Strops being positioned under the cruiser

But she passed with flying colours. Invoice handed over and all paid online within an hour of him arriving. Hooray!

Take off

Now what? It was still before 11am. We did a couple of jobs. I dug out a box of fabrics that I haven’t touched in four years, the space can be used for toilet roll. Yes we have a stash of it as we’ve started buying recycled toilet roll on line, minimum order 48 rolls! So we can stock up the boat with it.

Life jackets for servicing

The life jackets have also come out of storage so that we can service them. A new gas bottle was bought and stored in the locker, we ran the engine.

Just as we were tucking into our pack up Al tapped on the roof to say hello. So we had a chance to thank him for keeping an eye on Oleanna when we’ve not been able to come down.

Level nearly normal

Before we left Goole we drove down to the caisson gates. Here was pretty much as it had been two weeks ago, just that the level was higher. There are still stop planks across the cut but there was quite a flow of water over them in towards the docks.

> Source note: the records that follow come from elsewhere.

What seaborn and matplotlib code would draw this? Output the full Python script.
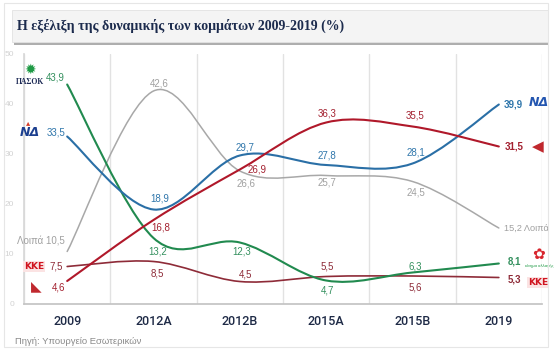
# Η εξέλιξη της δυναμικής των κομμάτων 2009-2019

import numpy as np
import pandas as pd
import matplotlib
matplotlib.use("Agg")
import matplotlib.pyplot as plt
from matplotlib.path import Path
from matplotlib.patches import PathPatch, Rectangle
import seaborn as sns

# data
years = ["2009", "2012A", "2012B", "2015A", "2015B", "2019"]
pasok = [43.9, 13.2, 12.3, 4.7, 6.3, 8.1]
nd = [33.5, 18.9, 29.7, 27.8, 28.1, 39.9]
syriza = [4.6, 16.8, 26.9, 36.3, 35.5, 31.5]
loipa = [10.5, 42.6, 26.6, 25.7, 24.5, 15.2]
kke = [7.5, 8.5, 4.5, 5.5, 5.6, 5.3]

df = pd.DataFrame({"year": years, "ΠΑΣΟΚ": pasok, "ΝΔ": nd,
                   "ΣΥΡΙΖΑ": syriza, "Λοιπά": loipa, "ΚΚΕ": kke})

sns.set_theme(style="white")
plt.rcParams["font.family"] = ["Liberation Sans", "DejaVu Sans"]

# line colour, label colour, line width, label offsets (pixels) for middle points
styles = {
    "Λοιπά": ("#a8a8a8", "#a0a0a0", 1.1, [(6, 8), (6, -13), (1, -7), (3, -11)]),
    "ΚΚΕ": ("#8e2b38", "#8e2b38", 1.2, [(4, -12), (6, 7), (1, 10), (3, -11)]),
    "ΠΑΣΟΚ": ("#218a4f", "#34905e", 1.5, [(4, -13), (2, -9), (1, -10), (3, 6)]),
    "ΝΔ": ("#2a6fa6", "#2f76ab", 1.5, [(6, 11), (5, 8), (1, 9), (3, 11)]),
    "ΣΥΡΙΖΑ": ("#b0182a", "#a3202f", 1.5, [(7, -7), (17, 0), (1, 9), (3, 11)]),
}
# first / last point label offsets
first_off = {"ΠΑΣΟΚ": (-2, 7), "ΝΔ": (-2, 4), "Λοιπά": (-2, 10), "ΚΚΕ": (-4, 0), "ΣΥΡΙΖΑ": (-2, -6)}
last_off = {"ΠΑΣΟΚ": (9, 2), "ΝΔ": (5, 0), "Λοιπά": (5, 0), "ΚΚΕ": (9, -2), "ΣΥΡΙΖΑ": (6, 0)}


def fmt(v):
    return f"{v:.1f}".replace(".", ",")


def smooth_path(xs, ys):
    pts = np.column_stack([xs, ys]).astype(float)
    n = len(pts)
    verts, codes = [pts[0]], [Path.MOVETO]
    for i in range(n - 1):
        p0 = pts[max(i - 1, 0)]
        p1 = pts[i]
        p2 = pts[i + 1]
        p3 = pts[min(i + 2, n - 1)]
        verts += [p1 + (p2 - p0) / 6, p2 - (p3 - p1) / 6, p2]
        codes += [Path.CURVE4] * 3
    return Path(verts, codes)


fig = plt.figure(figsize=(5.58, 3.5), dpi=100)
ax = fig.add_axes([24 / 558, 1 - 304 / 350, 518 / 558, 250 / 350])

x = np.arange(len(years))
for name, (lc, tc, lw, offs) in styles.items():
    vals = df[name].values
    ax.add_patch(PathPatch(smooth_path(x, vals), fill=False, edgecolor=lc,
                           linewidth=lw, capstyle="round", zorder=3))
    for i in range(1, len(years) - 1):
        ax.annotate(fmt(vals[i]), (x[i], vals[i]), xytext=offs[i - 1],
                    textcoords="offset pixels", ha="center", va="center",
                    color=tc, fontsize=7, zorder=5)
    t0 = fmt(vals[0]) if name != "Λοιπά" else "Λοιπά " + fmt(vals[0])
    ax.annotate(t0, (x[0], vals[0]), xytext=first_off[name], textcoords="offset pixels",
                ha="right", va="center", color=tc, fontsize=7, annotation_clip=False)
    if name == "Λοιπά":
        t1, w, fs = fmt(vals[-1]) + " Λοιπά", "normal", 6.6
    else:
        t1, w, fs = fmt(vals[-1]), "bold", 7
    ax.annotate(t1, (x[-1], vals[-1]), xytext=last_off[name], textcoords="offset pixels",
                ha="left", va="center", color=tc, fontsize=fs, fontweight=w,
                annotation_clip=False)

# party logos (approximate, as text)
def logo(txt, name, idx, off, **kw):
    ax.annotate(txt, (x[idx], df[name].values[idx]), xytext=off, textcoords="offset pixels",
                ha="center", va="center", annotation_clip=False, **kw)

logo("✹", "ΠΑΣΟΚ", 0, (-37, 15), color="#1f9a45", fontsize=10, family="DejaVu Sans")
logo("ΠΑΣΟΚ", "ΠΑΣΟΚ", 0, (-37, 2), color="#1d2a55", fontsize=5.5,
     fontweight="bold", family="Liberation Serif")
logo("ΝΔ", "ΝΔ", 0, (-37, 4), color="#1c3f8f", fontsize=9, fontweight="bold",
     style="italic", family="DejaVu Sans")
logo("▴", "ΝΔ", 0, (-39, 14), color="#d8402a", fontsize=6, family="DejaVu Sans")
logo("ΚΚΕ", "ΚΚΕ", 0, (-33, 0), color="#d0141f", fontsize=6.5, fontweight="bold",
     family="DejaVu Sans", bbox=dict(boxstyle="square,pad=0.1", fc="#fbe3e3", ec="none"))
logo("◣", "ΣΥΡΙΖΑ", 0, (-31, -5), color="#c0282e", fontsize=10, family="DejaVu Sans")
logo("ΝΔ", "ΝΔ", 5, (40, 2), color="#2456b0", fontsize=9, fontweight="bold",
     style="italic", family="DejaVu Sans")
logo("◀", "ΣΥΡΙΖΑ", 5, (39, 0), color="#c0282e", fontsize=11, family="DejaVu Sans")
logo("✿", "ΠΑΣΟΚ", 5, (40, 9), color="#d8262e", fontsize=11, family="DejaVu Sans")
logo("κίνημα αλλαγής", "ΠΑΣΟΚ", 5, (40, -2), color="#1f9a45", fontsize=3)
logo("ΚΚΕ", "ΚΚΕ", 5, (39, -5), color="#d0141f", fontsize=6.5, fontweight="bold",
     family="DejaVu Sans", bbox=dict(boxstyle="square,pad=0.1", fc="#fbe3e3", ec="none"))

# axes styling
ax.set_xlim(-0.5, len(years) - 0.5)
ax.set_ylim(0, 50)
ax.set_xticks(x)
ax.set_xticklabels(years)
ax.set_xticks(np.arange(len(years) + 1) - 0.5, minor=True)
ax.set_yticks(np.arange(0, 51, 10))
ax.grid(which="minor", axis="x", color="#e2e2e2", linewidth=1)
ax.grid(which="major", visible=False)
ax.tick_params(axis="x", which="both", length=0, pad=8)
ax.tick_params(axis="y", length=0, pad=7, labelsize=6, labelcolor="#d2d2d2")
for lab in ax.get_xticklabels():
    lab.set_family(["Roboto", "Liberation Sans"])
    lab.set_fontweight("medium")
    lab.set_fontsize(9)
    lab.set_color("#1e2a46")
sns.despine(ax=ax, top=True, right=True)
ax.spines["left"].set_color("#d8d8d8")
ax.spines["bottom"].set_color("#c4c4c4")
ax.set_facecolor("white")

# title bar with shadow
fig.patches.append(Rectangle((14 / 558, 1 - 45 / 350), 535 / 558, 32 / 350,
                             transform=fig.transFigure, fc="#8c8c8c", ec="none", alpha=0.7))
fig.patches.append(Rectangle((12 / 558, 1 - 42 / 350), 536 / 558, 32 / 350,
                             transform=fig.transFigure, fc="#f4f4f4", ec="#e2e2e2", lw=0.6))
fig.text(17 / 558, 1 - 26 / 350, "Η εξέλιξη της δυναμικής των κομμάτων 2009-2019 (%)",
         family=["Liberation Serif", "DejaVu Serif"], fontweight="bold", fontsize=10,
         color="#1c2b4d", va="center", ha="left")

# outer frame and source
fig.patches.append(Rectangle((4 / 558, 1 - 347 / 350), 544 / 558, 344 / 350,
                             transform=fig.transFigure, fc="none", ec="#e6e6e6", lw=0.8))
fig.text(15 / 558, 1 - 342 / 350, "Πηγή: Υπουργείο Εσωτερικών", color="#8a8a8a",
         fontsize=6.8, va="center", ha="left")

fig.savefig("out.png", dpi=100)
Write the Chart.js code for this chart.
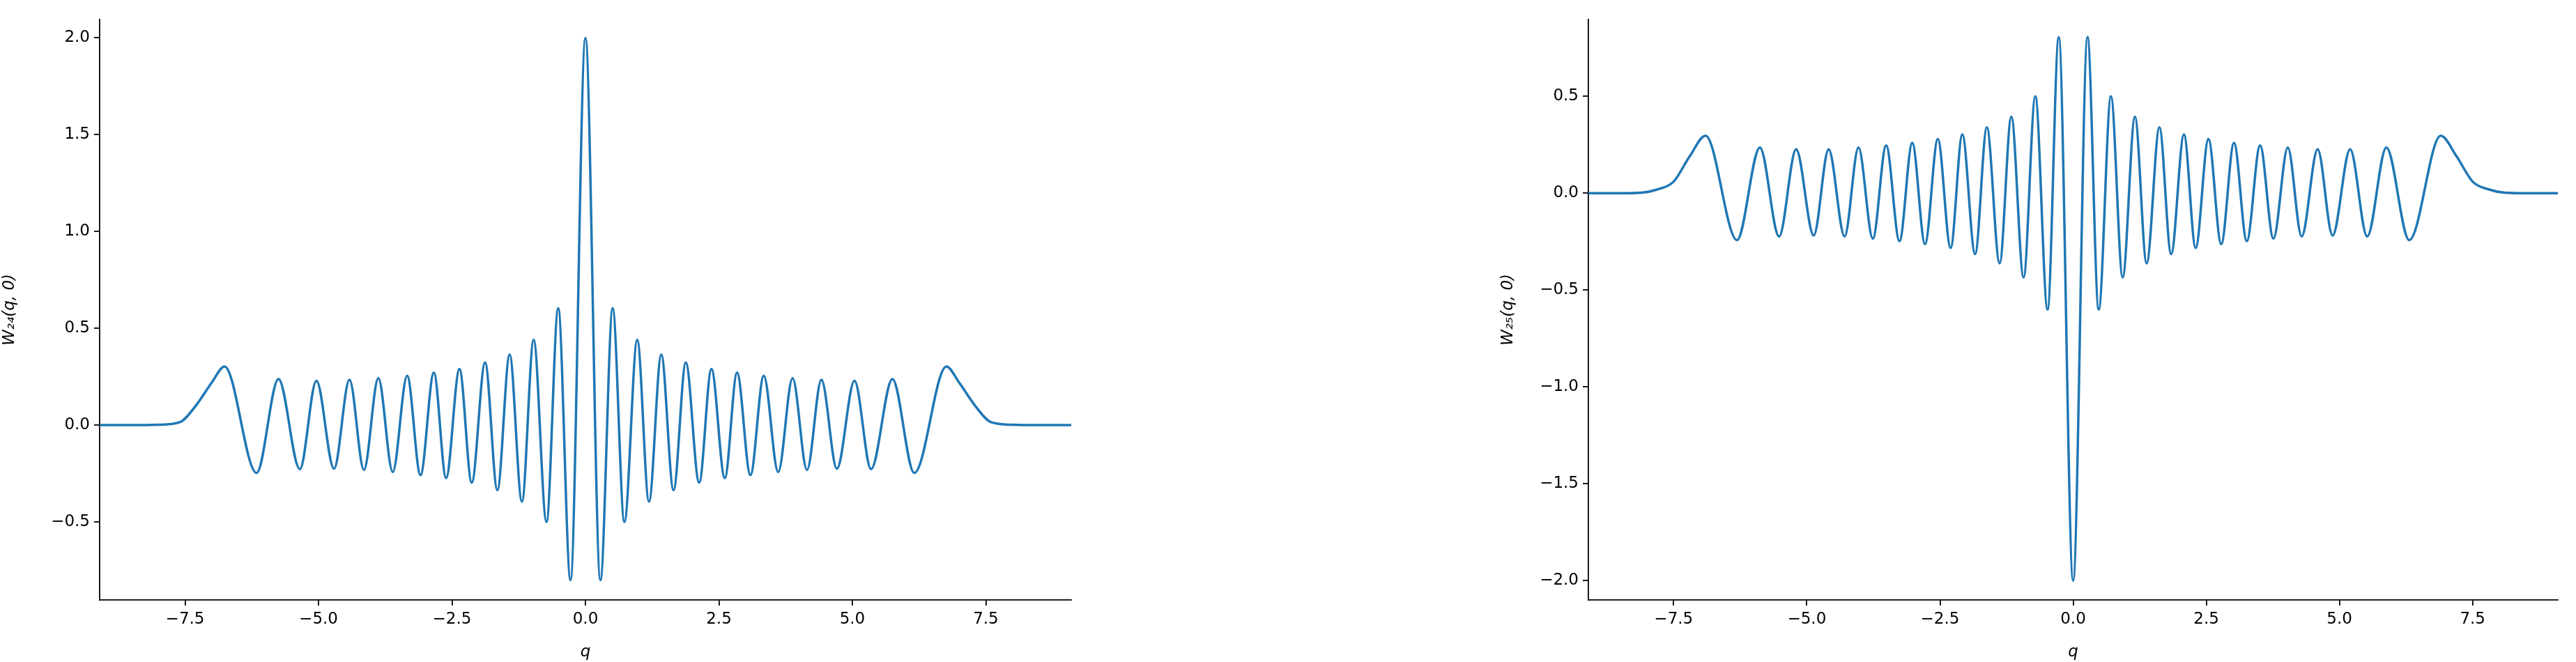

Someone’s headed for freedom

A narrowboat was moored where we tend to moor when visiting Goole, they’ve possibly escaped from one of the marinas for some space and to save on some money in fees. Maybe when we’re allowed to stay overnight we’ll have a jaunt out and join them.

See you soon

0 locks, 0 miles, 0 winding, 6am alarm, 76cm by 32cm, 1 automatic, 2 to 3 weeks before yellow totally takes over, 3 inches down, 4 alarms, 3 windows open, 1 hatch open, 1 masked surveyor, 1 heated debate, 3 one side, 1 the other, 1 pass with flying colours, 1 little wiff of gas, 1 big wiff of diesel, 2 butties, 2 mugs of tea, 1 boat crane, 1 freedom seeking boat.